Leave out the pictures and transcribe everything else exactly.

====== DATA LINES

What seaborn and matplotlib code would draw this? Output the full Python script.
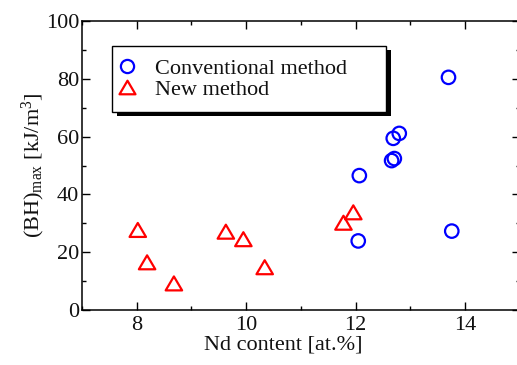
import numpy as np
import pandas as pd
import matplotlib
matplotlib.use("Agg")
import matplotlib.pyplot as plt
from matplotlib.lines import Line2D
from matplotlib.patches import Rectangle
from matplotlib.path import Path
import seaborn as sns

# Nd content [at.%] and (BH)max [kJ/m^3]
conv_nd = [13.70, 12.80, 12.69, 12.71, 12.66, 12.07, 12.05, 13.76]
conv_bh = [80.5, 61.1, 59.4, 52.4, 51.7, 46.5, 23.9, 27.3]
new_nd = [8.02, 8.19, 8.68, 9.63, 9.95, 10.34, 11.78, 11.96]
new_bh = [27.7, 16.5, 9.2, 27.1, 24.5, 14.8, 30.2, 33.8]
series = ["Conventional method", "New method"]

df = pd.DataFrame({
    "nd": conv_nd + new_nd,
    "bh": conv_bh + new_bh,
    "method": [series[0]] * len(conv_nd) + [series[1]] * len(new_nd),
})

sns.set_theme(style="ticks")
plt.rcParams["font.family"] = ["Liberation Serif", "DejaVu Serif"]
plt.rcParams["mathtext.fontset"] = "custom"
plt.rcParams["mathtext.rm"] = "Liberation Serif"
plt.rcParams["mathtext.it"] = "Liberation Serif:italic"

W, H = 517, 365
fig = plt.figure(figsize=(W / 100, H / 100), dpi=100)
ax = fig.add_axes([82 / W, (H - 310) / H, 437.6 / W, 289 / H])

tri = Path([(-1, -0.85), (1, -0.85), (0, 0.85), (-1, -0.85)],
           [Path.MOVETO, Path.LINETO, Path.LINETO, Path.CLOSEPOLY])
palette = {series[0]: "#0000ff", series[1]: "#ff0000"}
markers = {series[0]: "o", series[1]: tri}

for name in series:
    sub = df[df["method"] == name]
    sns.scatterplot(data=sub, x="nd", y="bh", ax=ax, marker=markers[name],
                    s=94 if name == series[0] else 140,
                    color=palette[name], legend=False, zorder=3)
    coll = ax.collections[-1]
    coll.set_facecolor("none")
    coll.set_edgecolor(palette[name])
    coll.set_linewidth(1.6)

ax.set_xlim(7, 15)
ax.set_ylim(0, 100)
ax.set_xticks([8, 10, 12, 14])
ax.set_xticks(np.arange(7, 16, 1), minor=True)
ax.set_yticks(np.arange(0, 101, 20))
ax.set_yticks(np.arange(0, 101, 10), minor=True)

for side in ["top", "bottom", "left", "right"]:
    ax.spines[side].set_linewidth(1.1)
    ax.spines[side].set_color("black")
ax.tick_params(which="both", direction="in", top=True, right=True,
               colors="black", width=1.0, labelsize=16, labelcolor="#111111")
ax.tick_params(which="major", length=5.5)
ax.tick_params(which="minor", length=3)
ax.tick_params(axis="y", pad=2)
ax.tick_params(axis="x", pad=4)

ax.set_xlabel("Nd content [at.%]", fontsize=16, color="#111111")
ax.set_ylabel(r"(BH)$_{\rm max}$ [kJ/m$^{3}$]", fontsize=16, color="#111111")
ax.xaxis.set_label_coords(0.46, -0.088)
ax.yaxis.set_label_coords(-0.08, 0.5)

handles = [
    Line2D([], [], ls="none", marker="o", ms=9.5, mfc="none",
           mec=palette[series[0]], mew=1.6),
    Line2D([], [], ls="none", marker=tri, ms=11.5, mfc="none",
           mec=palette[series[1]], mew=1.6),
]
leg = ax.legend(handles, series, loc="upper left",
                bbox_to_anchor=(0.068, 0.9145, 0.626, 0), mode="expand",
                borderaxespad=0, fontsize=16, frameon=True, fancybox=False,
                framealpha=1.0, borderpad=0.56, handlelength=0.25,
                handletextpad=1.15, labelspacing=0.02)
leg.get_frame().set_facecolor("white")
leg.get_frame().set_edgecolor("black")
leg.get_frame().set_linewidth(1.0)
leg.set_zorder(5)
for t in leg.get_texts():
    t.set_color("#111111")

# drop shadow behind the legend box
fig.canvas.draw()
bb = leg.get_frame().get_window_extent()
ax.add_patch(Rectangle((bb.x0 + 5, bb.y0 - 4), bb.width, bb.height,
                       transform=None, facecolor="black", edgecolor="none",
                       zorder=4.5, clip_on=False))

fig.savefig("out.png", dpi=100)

============

### ANSWER TO THE EXERCISE
What seaborn and matplotlib code would draw this? Output the full Python script.
import numpy as np
import pandas as pd
import matplotlib
matplotlib.use("Agg")
import matplotlib.pyplot as plt
from matplotlib.lines import Line2D
from matplotlib.patches import Rectangle
from matplotlib.path import Path
import seaborn as sns

# Nd content [at.%] and (BH)max [kJ/m^3]
conv_nd = [13.70, 12.80, 12.69, 12.71, 12.66, 12.07, 12.05, 13.76]
conv_bh = [80.5, 61.1, 59.4, 52.4, 51.7, 46.5, 23.9, 27.3]
new_nd = [8.02, 8.19, 8.68, 9.63, 9.95, 10.34, 11.78, 11.96]
new_bh = [27.7, 16.5, 9.2, 27.1, 24.5, 14.8, 30.2, 33.8]
series = ["Conventional method", "New method"]

df = pd.DataFrame({
    "nd": conv_nd + new_nd,
    "bh": conv_bh + new_bh,
    "method": [series[0]] * len(conv_nd) + [series[1]] * len(new_nd),
})

sns.set_theme(style="ticks")
plt.rcParams["font.family"] = ["Liberation Serif", "DejaVu Serif"]
plt.rcParams["mathtext.fontset"] = "custom"
plt.rcParams["mathtext.rm"] = "Liberation Serif"
plt.rcParams["mathtext.it"] = "Liberation Serif:italic"

W, H = 517, 365
fig = plt.figure(figsize=(W / 100, H / 100), dpi=100)
ax = fig.add_axes([82 / W, (H - 310) / H, 437.6 / W, 289 / H])

tri = Path([(-1, -0.85), (1, -0.85), (0, 0.85), (-1, -0.85)],
           [Path.MOVETO, Path.LINETO, Path.LINETO, Path.CLOSEPOLY])
palette = {series[0]: "#0000ff", series[1]: "#ff0000"}
markers = {series[0]: "o", series[1]: tri}

for name in series:
    sub = df[df["method"] == name]
    sns.scatterplot(data=sub, x="nd", y="bh", ax=ax, marker=markers[name],
                    s=94 if name == series[0] else 140,
                    color=palette[name], legend=False, zorder=3)
    coll = ax.collections[-1]
    coll.set_facecolor("none")
    coll.set_edgecolor(palette[name])
    coll.set_linewidth(1.6)

ax.set_xlim(7, 15)
ax.set_ylim(0, 100)
ax.set_xticks([8, 10, 12, 14])
ax.set_xticks(np.arange(7, 16, 1), minor=True)
ax.set_yticks(np.arange(0, 101, 20))
ax.set_yticks(np.arange(0, 101, 10), minor=True)

for side in ["top", "bottom", "left", "right"]:
    ax.spines[side].set_linewidth(1.1)
    ax.spines[side].set_color("black")
ax.tick_params(which="both", direction="in", top=True, right=True,
               colors="black", width=1.0, labelsize=16, labelcolor="#111111")
ax.tick_params(which="major", length=5.5)
ax.tick_params(which="minor", length=3)
ax.tick_params(axis="y", pad=2)
ax.tick_params(axis="x", pad=4)

ax.set_xlabel("Nd content [at.%]", fontsize=16, color="#111111")
ax.set_ylabel(r"(BH)$_{\rm max}$ [kJ/m$^{3}$]", fontsize=16, color="#111111")
ax.xaxis.set_label_coords(0.46, -0.088)
ax.yaxis.set_label_coords(-0.08, 0.5)

handles = [
    Line2D([], [], ls="none", marker="o", ms=9.5, mfc="none",
           mec=palette[series[0]], mew=1.6),
    Line2D([], [], ls="none", marker=tri, ms=11.5, mfc="none",
           mec=palette[series[1]], mew=1.6),
]
leg = ax.legend(handles, series, loc="upper left",
                bbox_to_anchor=(0.068, 0.9145, 0.626, 0), mode="expand",
                borderaxespad=0, fontsize=16, frameon=True, fancybox=False,
                framealpha=1.0, borderpad=0.56, handlelength=0.25,
                handletextpad=1.15, labelspacing=0.02)
leg.get_frame().set_facecolor("white")
leg.get_frame().set_edgecolor("black")
leg.get_frame().set_linewidth(1.0)
leg.set_zorder(5)
for t in leg.get_texts():
    t.set_color("#111111")

# drop shadow behind the legend box
fig.canvas.draw()
bb = leg.get_frame().get_window_extent()
ax.add_patch(Rectangle((bb.x0 + 5, bb.y0 - 4), bb.width, bb.height,
                       transform=None, facecolor="black", edgecolor="none",
                       zorder=4.5, clip_on=False))

fig.savefig("out.png", dpi=100)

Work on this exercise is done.